Director: Matthew Vaughn

Cast: Bryce Dallas, Sam Rockwell, Henry Cavill, John Cena, Dua Lipa, Bryan Cranston, Sofia Boutella, Ariana DeBose, Catherine O’Hara, Samuel L Jackson

Where: In theatres

Rating: ***1/2

This film, bracing between a spoof and a satire, is more of a psychological drama with a dollop of romance than an espionage film.

The film, structured interestingly, begins with Elly Conway (Bryce Dallas), the author of the bestselling eponymous espionage novels interacting with her fans at the release event of her fifth book of the series. She is praised for the realism in her writing style, and fans wonder how she gets the details of her book so exact.

One of the fans even asks her, “Are you a spy too?” 

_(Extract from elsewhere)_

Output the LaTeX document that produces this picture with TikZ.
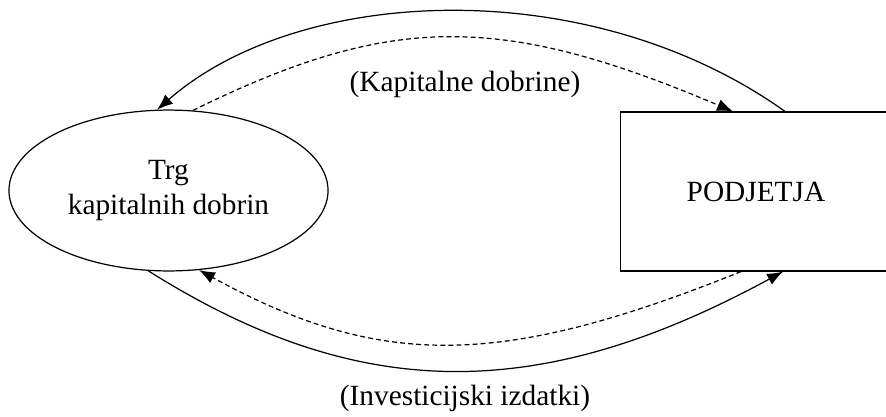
\documentclass[tikz,border=0pt]{standalone}
\usepackage{fontspec}
\setmainfont{Liberation Serif}
\usetikzlibrary{shapes.geometric,arrows.meta}
\tikzstyle{market} = [ellipse, draw, minimum width=130.5pt,
    minimum height=65.8pt, align=center, inner sep=0pt]
\tikzstyle{firm} = [rectangle, draw, minimum width=150pt,
    minimum height=65pt, anchor=west]
\tikzstyle{line} = [draw, -{Latex[length=6.5pt,width=5pt]}]
\tikzstyle{flow} = [line, dash pattern=on 2pt off 1.3pt]

\begin{document}
\begin{tikzpicture}[x=0.409pt, y=-0.409pt, line width=0.5pt,
    font=\fontsize{12}{14.3}\selectfont]
    \useasboundingbox (0,0) rectangle (886,416);
    % Place nodes
    \node [market] (market) at (168.5,190.5) {Trg\\kapitalnih dobrin};
    \node [firm] (box) at (620,191.5) {};
    \node (firms) at (756,191.5) {PODJETJA};
    \node (goods) at (465,84) {(Kapitalne dobrine)};
    \node (spending) at (465,398) {(Investicijski izdatki)};
    % Draw edges
    \path [line] ([xshift=67.5pt]box.north west) .. controls +(-195,-139) and +(143,-125) .. (market.98);
    \path [flow] (market.73) .. controls +(197,-97) and +(-233,-99) .. ([xshift=46.2pt]box.north west);
    \path [line] (market.256) .. controls +(211,133) and +(-243,132) .. ([xshift=66.7pt]box.south west);
    \path [flow] ([xshift=49.5pt]box.south west) .. controls +(-241,97) and +(181,99) .. (market.291);
\end{tikzpicture}
\end{document}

Elly swears that her writing results from lots of research and nothing else.

Soon, we learn that she is an introvert, “born and raised in New York, and that she wrote her first novel about the secret agent Argylle and a global spy syndicate while working the night shift as a waitress.” 

Argylle, the character from the novel, is essayed by Henry Cavill, who sports a spiked hair-do.

One day, on a train journey, when she is on the way to meet her mother, Ruth (Catherine O’Hara), she is stopped by Aidan (Sam Rockwell), a bearded man who claims to be her fan. He instructs her to follow him. She refuses initially, but when they are chased by a group of gun-toting baddies, she finds herself caught up in the same kind of espionage drama she is used to only writing about. 

Of course, there is more to Elly than meets the eye, to Aidan, and to everyone else we meet in the story, including Elly’s parents, Ritter (Bryan Cranston), and Alfred Solomon (Samuel L. Jackson), an asset tucked away in the French countryside.

The narrative, convoluted with plenty of unpredictable twists and turns, is slow in the first half but picks up momentum during the second-half of the film. This said, is the film entertaining and engaging? It is, provided the way you look at it.

It is fun watching how the story unravels and the talented actors essay their part effortlessly.  Also, ample humour, strewn in the narrative, is mostly good but at times goofy.

A number of visual gags and quirky jokes can be referenced to old spy films. The stunts, chases, and close calls, mostly mounted with computer-generated effects, appear oft-seen.

Among the action sequences, the parachute jump - off the train evokes a nail-biting moment, but one can’t relish this great moment as the scene flits by.

The choreography of the fight sequence with Elly skating on crude oil is worth your ticket price.

Over all the film is a decent entertainer.